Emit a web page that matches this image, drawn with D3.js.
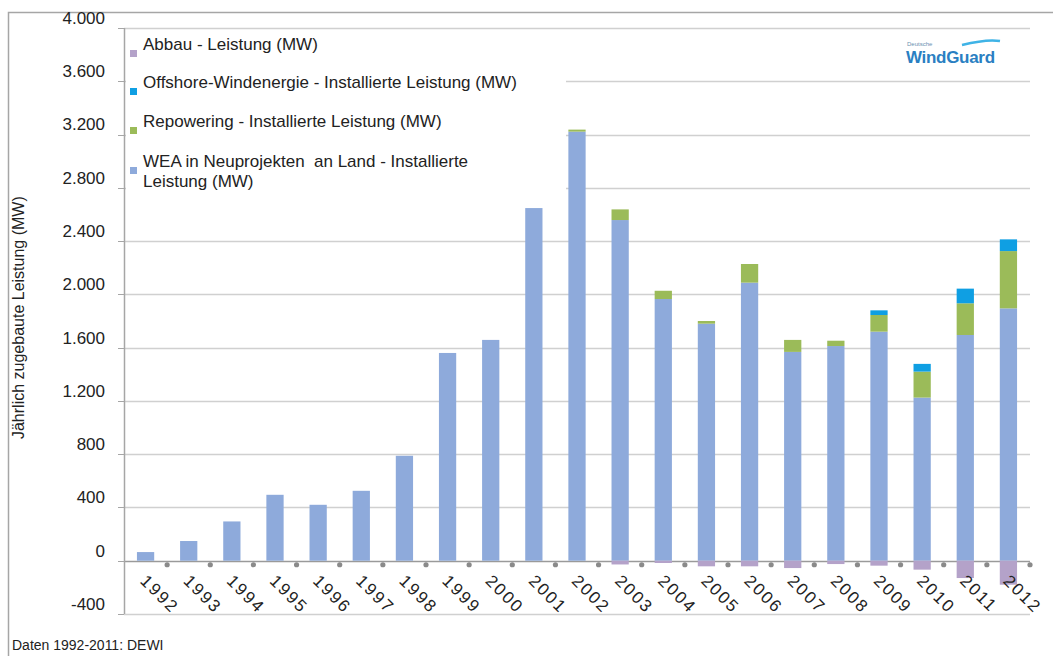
<!DOCTYPE html>
<html><head><meta charset="utf-8">
<script src="https://cdn.jsdelivr.net/npm/d3@7/dist/d3.min.js"></script>
<style>body{margin:0;background:#fff}svg{display:block;font-family:"Liberation Sans",Arial,sans-serif}</style>
</head><body><svg id="c" width="1053" height="656"></svg>
<script>
const years = ["1992","1993","1994","1995","1996","1997","1998","1999","2000","2001","2002","2003","2004","2005","2006","2007","2008","2009","2010","2011","2012"];
const neuLand    = [65,148,295,495,420,525,788,1560,1658,2648,3222,2558,1965,1780,2088,1568,1612,1720,1225,1695,1895];
const repowering = [0,0,0,0,0,0,0,0,0,0,15,80,62,20,140,90,40,125,195,238,430];
const offshore   = [0,0,0,0,0,0,0,0,0,0,0,0,0,0,0,0,0,35,58,110,88];
const abbau      = [0,0,0,0,0,0,0,0,0,0,0,-28,-17,-42,-42,-55,-25,-37,-67,-130,-180];
const yTicks = [-400,0,400,800,1200,1600,2000,2400,2800,3200,3600,4000];
const legendItems = [
  {name:["Abbau - Leistung (MW)"], color:"#b4a2c9"},
  {name:["Offshore-Windenergie - Installierte Leistung (MW)"], color:"#0f9fe3"},
  {name:["Repowering - Installierte Leistung (MW)"], color:"#9bbb59"},
  {name:["WEA in Neuprojekten  an Land - Installierte","Leistung (MW)"], color:"#8eaadb"}
];
const colors = {neu:"#8eaadb", rep:"#9bbb59", off:"#0f9fe3", abb:"#b4a2c9"};

const svg = d3.select("#c");
const x0 = 124, x1 = 1030;
const x = d3.scaleBand().domain(years).range([x0,x1]).paddingInner(0.6).paddingOuter(0.3);
const xb = d3.scaleBand().domain(years).range([x0,x1]).padding(0);
const y = d3.scaleLinear().domain([-400,4000]).range([614,28]);

// outer frame
svg.append("path").attr("d","M8.5,660 V12.5 H1053").attr("fill","none").attr("stroke","#a6a6a6").attr("stroke-width",1.5);

// gridlines
svg.append("g").selectAll("line").data(yTicks).join("line")
  .attr("x1",x0).attr("x2",x1).attr("y1",d=>Math.round(y(d))+0.5).attr("y2",d=>Math.round(y(d))+0.5)
  .attr("stroke",d=>d===0?"#9a9a9a":"#d0d0d0").attr("stroke-width",1.3);

// y axis line + ticks
svg.append("line").attr("x1",x0+0.5).attr("x2",x0+0.5).attr("y1",y(4000)).attr("y2",y(-400)).attr("stroke","#a6a6a6").attr("stroke-width",1.5);
svg.append("g").selectAll("line").data(yTicks).join("line")
  .attr("x1",x0-6).attr("x2",x0).attr("y1",d=>Math.round(y(d))+0.5).attr("y2",d=>Math.round(y(d))+0.5)
  .attr("stroke","#a6a6a6");
const fmt = v => d3.format(",")(v).replace(/,/g,".").replace("−","-");
svg.append("g").selectAll("text").data(yTicks).join("text")
  .attr("x",105).attr("y",d=>y(d)-10).attr("dy","0.35em").attr("text-anchor","end")
  .attr("font-size",17).attr("fill","#222").text(fmt);

// stacked bars
const stack = years.map((yr,i)=>({yr, segs:[
  {c:colors.neu, a:0, b:neuLand[i]},
  {c:colors.rep, a:neuLand[i], b:neuLand[i]+repowering[i]},
  {c:colors.off, a:neuLand[i]+repowering[i], b:neuLand[i]+repowering[i]+offshore[i]},
  {c:colors.abb, a:abbau[i], b:0}
]}));
const bars = svg.append("g");
stack.forEach(s=>{
  bars.selectAll(null).data(s.segs.filter(g=>g.b!==g.a)).join("rect")
    .attr("x",x(s.yr)).attr("width",x.bandwidth())
    .attr("y",g=>y(g.b)).attr("height",g=>y(g.a)-y(g.b)).attr("fill",g=>g.c);
});

// dots at category boundaries
svg.append("g").selectAll("circle").data(years).join("circle")
  .attr("cx",d=>xb(d)+xb.bandwidth()).attr("cy",y(0)+4).attr("r",2.6).attr("fill","#8a8a8a");

// x labels rotated
svg.append("g").selectAll("text").data(years).join("text")
  .attr("transform",d=>`translate(${x(d)+x.bandwidth()/2-2},${y(0)+17}) rotate(45)`)
  .attr("font-size",17).attr("letter-spacing",2).attr("fill","#222").attr("dy","0.35em").text(d=>d);

// y axis title
svg.append("text").attr("transform",`translate(24,${y(1600)-30}) rotate(-90)`)
  .attr("text-anchor","middle").attr("font-size",16).attr("fill","#222").text("Jährlich zugebaute Leistung (MW)");

// legend
const lg = svg.append("g");
lg.append("rect").attr("x",x0+2).attr("y",31).attr("width",440).attr("height",165).attr("fill","#fff");
const lgY = [44,82,121,161];
legendItems.forEach((it,i)=>{
  lg.append("rect").attr("x",130).attr("y",lgY[i]+6).attr("width",7).attr("height",7).attr("fill",it.color);
  it.name.forEach((t,j)=>{
    lg.append("text").attr("x",143).attr("y",lgY[i]+j*20).attr("dy","0.35em").attr("font-size",17)
      .attr("fill","#222").style("white-space","pre").text(t);
  });
});

// logo
const logo = svg.append("g");
logo.append("text").attr("x",907).attr("y",46).attr("font-size",6).attr("fill","#6a8fb0").text("Deutsche");
logo.append("text").attr("x",906).attr("y",63).attr("font-size",17).attr("font-weight","bold").attr("fill","#2a7fc2").attr("letter-spacing","-0.3").text("WindGuard");
logo.append("path").attr("d","M962,45 C974,42 988,39 1000,41").attr("fill","none").attr("stroke","#3fb3e6").attr("stroke-width",2.5);

// footer
svg.append("text").attr("x",12).attr("y",645).attr("dy","0.35em").attr("font-size",14).attr("fill","#222").text("Daten 1992-2011: DEWI");
</script></body></html>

==========

* Exercise description *
Quote in full the listing given above; the images are to be left out.

* Expected answer *
Emit a web page that matches this image, drawn with D3.js.
<!DOCTYPE html>
<html><head><meta charset="utf-8">
<script src="https://cdn.jsdelivr.net/npm/d3@7/dist/d3.min.js"></script>
<style>body{margin:0;background:#fff}svg{display:block;font-family:"Liberation Sans",Arial,sans-serif}</style>
</head><body><svg id="c" width="1053" height="656"></svg>
<script>
const years = ["1992","1993","1994","1995","1996","1997","1998","1999","2000","2001","2002","2003","2004","2005","2006","2007","2008","2009","2010","2011","2012"];
const neuLand    = [65,148,295,495,420,525,788,1560,1658,2648,3222,2558,1965,1780,2088,1568,1612,1720,1225,1695,1895];
const repowering = [0,0,0,0,0,0,0,0,0,0,15,80,62,20,140,90,40,125,195,238,430];
const offshore   = [0,0,0,0,0,0,0,0,0,0,0,0,0,0,0,0,0,35,58,110,88];
const abbau      = [0,0,0,0,0,0,0,0,0,0,0,-28,-17,-42,-42,-55,-25,-37,-67,-130,-180];
const yTicks = [-400,0,400,800,1200,1600,2000,2400,2800,3200,3600,4000];
const legendItems = [
  {name:["Abbau - Leistung (MW)"], color:"#b4a2c9"},
  {name:["Offshore-Windenergie - Installierte Leistung (MW)"], color:"#0f9fe3"},
  {name:["Repowering - Installierte Leistung (MW)"], color:"#9bbb59"},
  {name:["WEA in Neuprojekten  an Land - Installierte","Leistung (MW)"], color:"#8eaadb"}
];
const colors = {neu:"#8eaadb", rep:"#9bbb59", off:"#0f9fe3", abb:"#b4a2c9"};

const svg = d3.select("#c");
const x0 = 124, x1 = 1030;
const x = d3.scaleBand().domain(years).range([x0,x1]).paddingInner(0.6).paddingOuter(0.3);
const xb = d3.scaleBand().domain(years).range([x0,x1]).padding(0);
const y = d3.scaleLinear().domain([-400,4000]).range([614,28]);

// outer frame
svg.append("path").attr("d","M8.5,660 V12.5 H1053").attr("fill","none").attr("stroke","#a6a6a6").attr("stroke-width",1.5);

// gridlines
svg.append("g").selectAll("line").data(yTicks).join("line")
  .attr("x1",x0).attr("x2",x1).attr("y1",d=>Math.round(y(d))+0.5).attr("y2",d=>Math.round(y(d))+0.5)
  .attr("stroke",d=>d===0?"#9a9a9a":"#d0d0d0").attr("stroke-width",1.3);

// y axis line + ticks
svg.append("line").attr("x1",x0+0.5).attr("x2",x0+0.5).attr("y1",y(4000)).attr("y2",y(-400)).attr("stroke","#a6a6a6").attr("stroke-width",1.5);
svg.append("g").selectAll("line").data(yTicks).join("line")
  .attr("x1",x0-6).attr("x2",x0).attr("y1",d=>Math.round(y(d))+0.5).attr("y2",d=>Math.round(y(d))+0.5)
  .attr("stroke","#a6a6a6");
const fmt = v => d3.format(",")(v).replace(/,/g,".").replace("−","-");
svg.append("g").selectAll("text").data(yTicks).join("text")
  .attr("x",105).attr("y",d=>y(d)-10).attr("dy","0.35em").attr("text-anchor","end")
  .attr("font-size",17).attr("fill","#222").text(fmt);

// stacked bars
const stack = years.map((yr,i)=>({yr, segs:[
  {c:colors.neu, a:0, b:neuLand[i]},
  {c:colors.rep, a:neuLand[i], b:neuLand[i]+repowering[i]},
  {c:colors.off, a:neuLand[i]+repowering[i], b:neuLand[i]+repowering[i]+offshore[i]},
  {c:colors.abb, a:abbau[i], b:0}
]}));
const bars = svg.append("g");
stack.forEach(s=>{
  bars.selectAll(null).data(s.segs.filter(g=>g.b!==g.a)).join("rect")
    .attr("x",x(s.yr)).attr("width",x.bandwidth())
    .attr("y",g=>y(g.b)).attr("height",g=>y(g.a)-y(g.b)).attr("fill",g=>g.c);
});

// dots at category boundaries
svg.append("g").selectAll("circle").data(years).join("circle")
  .attr("cx",d=>xb(d)+xb.bandwidth()).attr("cy",y(0)+4).attr("r",2.6).attr("fill","#8a8a8a");

// x labels rotated
svg.append("g").selectAll("text").data(years).join("text")
  .attr("transform",d=>`translate(${x(d)+x.bandwidth()/2-2},${y(0)+17}) rotate(45)`)
  .attr("font-size",17).attr("letter-spacing",2).attr("fill","#222").attr("dy","0.35em").text(d=>d);

// y axis title
svg.append("text").attr("transform",`translate(24,${y(1600)-30}) rotate(-90)`)
  .attr("text-anchor","middle").attr("font-size",16).attr("fill","#222").text("Jährlich zugebaute Leistung (MW)");

// legend
const lg = svg.append("g");
lg.append("rect").attr("x",x0+2).attr("y",31).attr("width",440).attr("height",165).attr("fill","#fff");
const lgY = [44,82,121,161];
legendItems.forEach((it,i)=>{
  lg.append("rect").attr("x",130).attr("y",lgY[i]+6).attr("width",7).attr("height",7).attr("fill",it.color);
  it.name.forEach((t,j)=>{
    lg.append("text").attr("x",143).attr("y",lgY[i]+j*20).attr("dy","0.35em").attr("font-size",17)
      .attr("fill","#222").style("white-space","pre").text(t);
  });
});

// logo
const logo = svg.append("g");
logo.append("text").attr("x",907).attr("y",46).attr("font-size",6).attr("fill","#6a8fb0").text("Deutsche");
logo.append("text").attr("x",906).attr("y",63).attr("font-size",17).attr("font-weight","bold").attr("fill","#2a7fc2").attr("letter-spacing","-0.3").text("WindGuard");
logo.append("path").attr("d","M962,45 C974,42 988,39 1000,41").attr("fill","none").attr("stroke","#3fb3e6").attr("stroke-width",2.5);

// footer
svg.append("text").attr("x",12).attr("y",645).attr("dy","0.35em").attr("font-size",14).attr("fill","#222").text("Daten 1992-2011: DEWI");
</script></body></html>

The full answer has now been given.